I think a very serious problem US analysts have is the assumption that French, British, Belgian and Portuguese intentions were/and still are pure. I've not seen much evidence of the US seriously probing say, British or French assumptions in the Middle East and Africa - instead, US takes them as gospel truth.

When the French and British ruled most of the globe, they picked favorites - and they still have favorites today; they haven't abandoned them. US policy has simply been to support the French and British - and their favorites - without fully understanding the societies they are dealing with. This we see in Mali, Niger, Chad and most of Sub-Saharan Africa.

The British governed most of Nigeria through Muslim Fulani aristocrats - their favorites. So British foreign policy in Nigeria will always be pro-Muslim Fulani aristocrat - and since US policy in Nigeria follows the lead of British policy, it will also have the same biases.

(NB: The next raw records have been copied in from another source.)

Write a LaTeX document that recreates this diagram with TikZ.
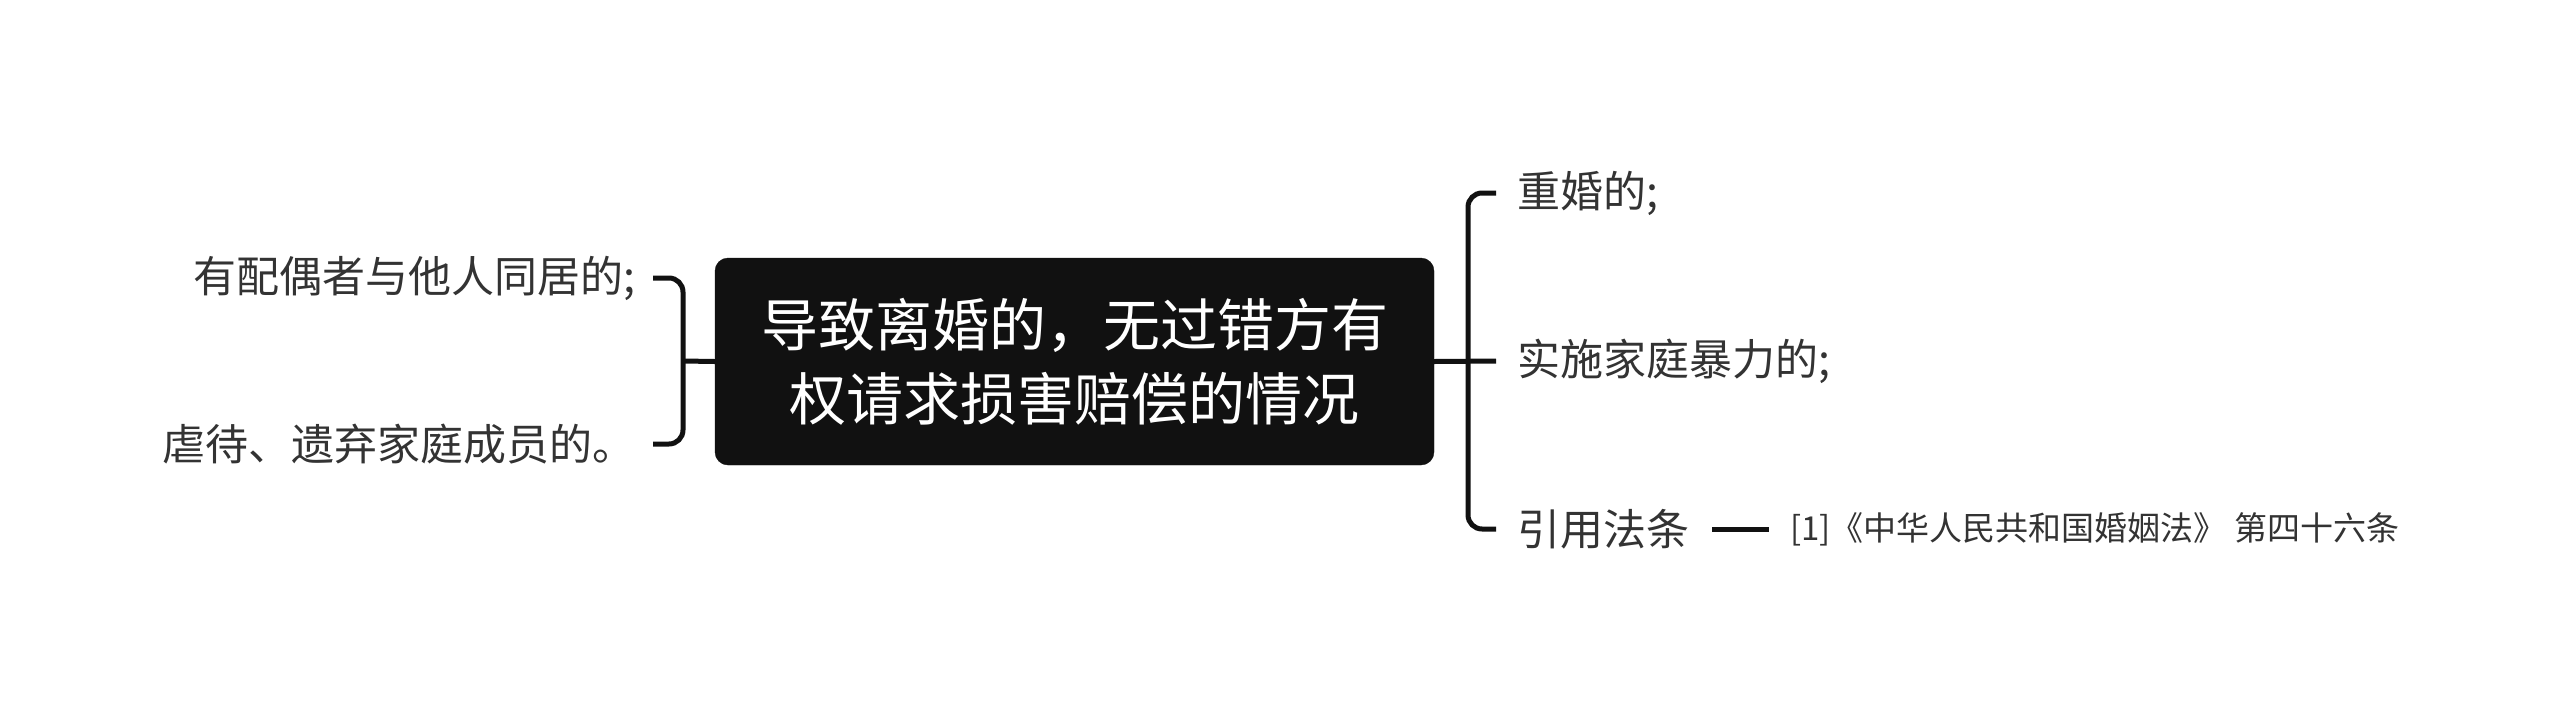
\documentclass[tikz,border=0pt]{standalone}
\usepackage{fontspec}
\setmainfont{Noto Sans CJK SC}
\usetikzlibrary{calc}
\definecolor{ink}{HTML}{111111}
\definecolor{txt}{HTML}{333333}
\tikzset{
  centralbox/.style={draw=ink, fill=ink, rounded corners=13pt, text=white,
    minimum width=719pt, minimum height=207pt, align=center, inner sep=0pt,
    font=\fontsize{57}{74}\selectfont},
  leaf/.style={text=txt, inner sep=0pt, font=\fontsize{43}{50}\selectfont},
  refleaf/.style={text=txt, inner sep=0pt, font=\fontsize{33}{38}\selectfont},
  conn/.style={draw=ink, line width=5pt},
}
\begin{document}
\begin{tikzpicture}[x=1pt,y=-1pt]
\useasboundingbox (0,0) rectangle (2560,724);
\node[centralbox] (c) at (1074.5,361.5) {导致离婚的，无过错方有\\权请求损害赔偿的情况};
% left
\node[leaf, anchor=east] (l1) at (636,278) {有配偶者与他人同居的;};
\node[leaf, anchor=east] (l2) at (636,444) {虐待、遗弃家庭成员的。};
\coordinate (lb) at (683,361);
\draw[conn] (c.west) -- (lb);
\draw[conn, rounded corners=14pt] ($(lb |- l1.east)+(-30,0)$) -| (lb) |- ($(lb |- l2.east)+(-30,0)$);
% right
\node[leaf, anchor=west] (r1) at (1517,193) {重婚的;};
\node[leaf, anchor=west] (r2) at (1517,361) {实施家庭暴力的;};
\node[leaf, anchor=west] (r3) at (1517,529) {引用法条};
\node[refleaf, anchor=west] (ref) at (1790,529) {[1]《中华人民共和国婚姻法》 第四十六条};
\coordinate (rb) at (1468,361);
\draw[conn] (c.east) -- ($(r2.west)+(-21,0)$);
\draw[conn, rounded corners=14pt] ($(rb |- r1.west)+(28,0)$) -| (rb) |- ($(rb |- r3.west)+(28,0)$);
\draw[conn] ($(r3.east)+(23,0)$) -- ($(ref.west)+(-21,0)$);
\end{tikzpicture}
\end{document}
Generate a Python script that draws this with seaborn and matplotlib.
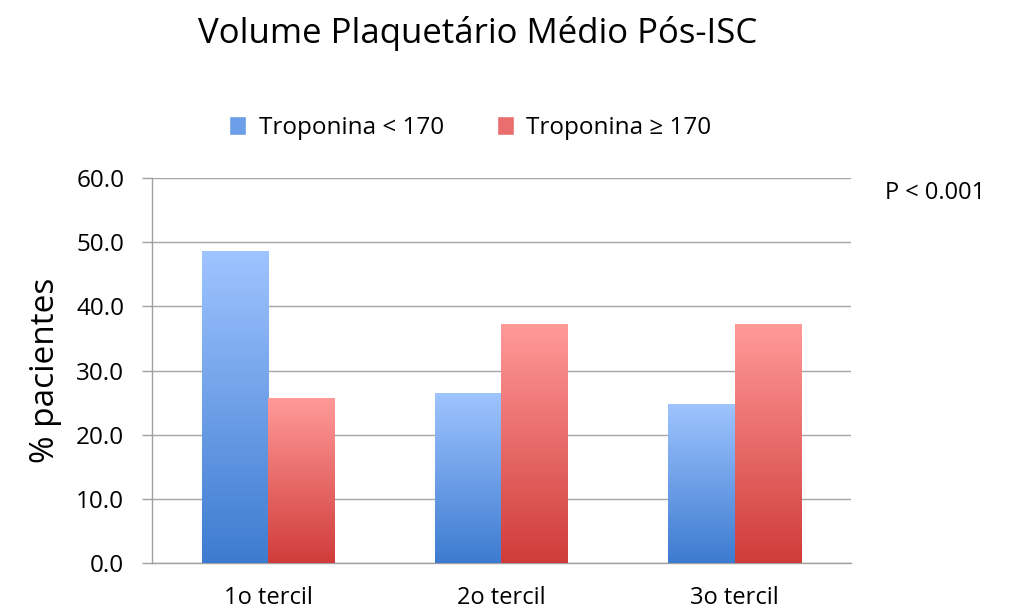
import numpy as np
import pandas as pd
import matplotlib
matplotlib.use('Agg')
import matplotlib.pyplot as plt
import seaborn as sns
from matplotlib.colors import LinearSegmentedColormap
from matplotlib.patches import Patch
from matplotlib.ticker import FormatStrFormatter

# Dados
categorias = ['1o tercil', '2o tercil', '3o tercil']
grupos = ['Troponina < 170', 'Troponina ≥ 170']
trop_baixa = [48.7, 26.5, 24.8]
trop_alta = [25.7, 37.2, 37.2]

df = pd.DataFrame({
    'tercil': categorias * 2,
    'pct': trop_baixa + trop_alta,
    'grupo': [grupos[0]] * 3 + [grupos[1]] * 3,
})

sns.set_style('white')
plt.rcParams['font.family'] = ['Open Sans', 'DejaVu Sans']
plt.rcParams['text.color'] = 'black'
plt.rcParams['xtick.color'] = 'black'
plt.rcParams['ytick.color'] = 'black'
plt.rcParams['axes.labelcolor'] = 'black'

# cores: base / topo do degradê
azul_base, azul_topo = '#3d7bd0', '#9fc4ff'
verm_base, verm_topo = '#d03c3a', '#ff9a99'
azul_mid, verm_mid = '#6c9fe8', '#ea6e6d'

fig = plt.figure(figsize=(10.16, 6.15), dpi=100)
ax = fig.add_axes([0.1496, 0.085, 0.688, 0.625])

sns.barplot(data=df, x='tercil', y='pct', hue='grupo',
            palette=[azul_mid, verm_mid], width=0.57, saturation=1,
            legend=False, ax=ax, zorder=3)

# degradê vertical em cada barra
cmaps = {
    0: LinearSegmentedColormap.from_list('az', [azul_base, azul_topo]),
    1: LinearSegmentedColormap.from_list('vm', [verm_base, verm_topo]),
}
grad = np.linspace(1, 0, 256).reshape(-1, 1)
for i, p in enumerate(list(ax.patches)):
    x, y = p.get_x(), p.get_y()
    w, h = p.get_width(), p.get_height()
    if h <= 0:
        continue
    ax.imshow(grad, cmap=cmaps[i // 3], extent=[x, x + w, y, y + h],
              aspect='auto', origin='upper', zorder=3, interpolation='bicubic')
    p.set_visible(False)

ax.set_xlim(-0.5, 2.5)
ax.set_ylim(0, 60)
ax.set_yticks(np.arange(0, 61, 10))
ax.yaxis.set_major_formatter(FormatStrFormatter('%.1f'))
ax.grid(axis='y', color='#a6a6a6', linewidth=1.0, zorder=0)
ax.set_axisbelow(True)

for s in ['top', 'right']:
    ax.spines[s].set_visible(False)
for s in ['left', 'bottom']:
    ax.spines[s].set_color('#a0a0a0')
    ax.spines[s].set_linewidth(1.0)

ax.set_xticks([-0.5, 0.5, 1.5, 2.5], minor=True)
ax.tick_params(axis='x', which='minor', length=10, color='#a0a0a0', width=1)
ax.tick_params(axis='x', which='major', length=0, pad=17, labelsize=17)
ax.tick_params(axis='y', length=7, color='#a0a0a0', width=1, pad=13, labelsize=17.5,
               left=True)

ax.set_xlabel('')
ax.set_ylabel('% pacientes', fontsize=24, labelpad=10)

fig.text(0.47, 0.945, 'Volume Plaquetário Médio Pós-ISC', ha='center', va='center',
         fontsize=25)
fig.text(0.871, 0.686, 'P < 0.001', ha='left', va='center', fontsize=17)

handles = [Patch(facecolor=azul_mid), Patch(facecolor=verm_mid)]
fig.legend(handles, grupos, loc='center', bbox_to_anchor=(0.463, 0.792), ncol=2,
           frameon=False, fontsize=17.5, handlelength=0.7, handleheight=0.8,
           handletextpad=0.5, columnspacing=2.2)

fig.savefig('out.png', dpi=100)
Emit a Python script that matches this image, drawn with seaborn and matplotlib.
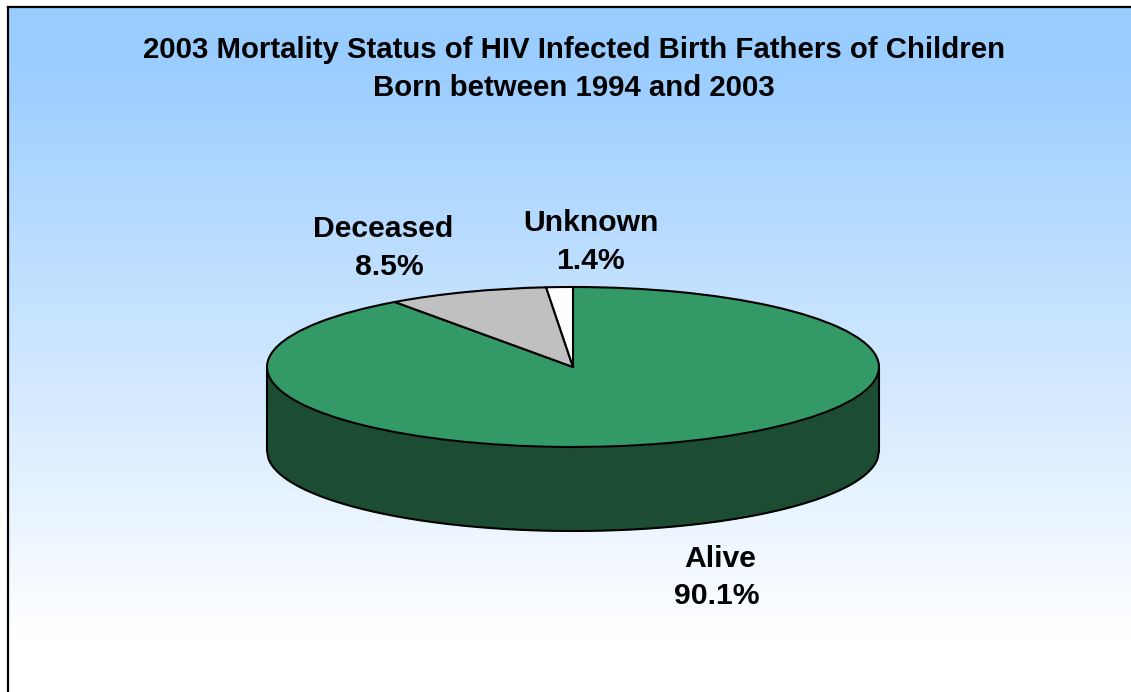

The policy of simply supporting ex-colonial powers and their favorites or seeing the Developing World through the eyes of ex-colonial powers might have worked during the Cold War; but it isn't going to work for very much longer.

The Chinese, for example are quite pragmatic about the way they see the World; they deal with present realities.

Why does the US insist on carrying the baggage of defunct British, French, Portuguese and Belgian colonial empires in the 21st Century? Are there no new thinkers or no new ways of thinking?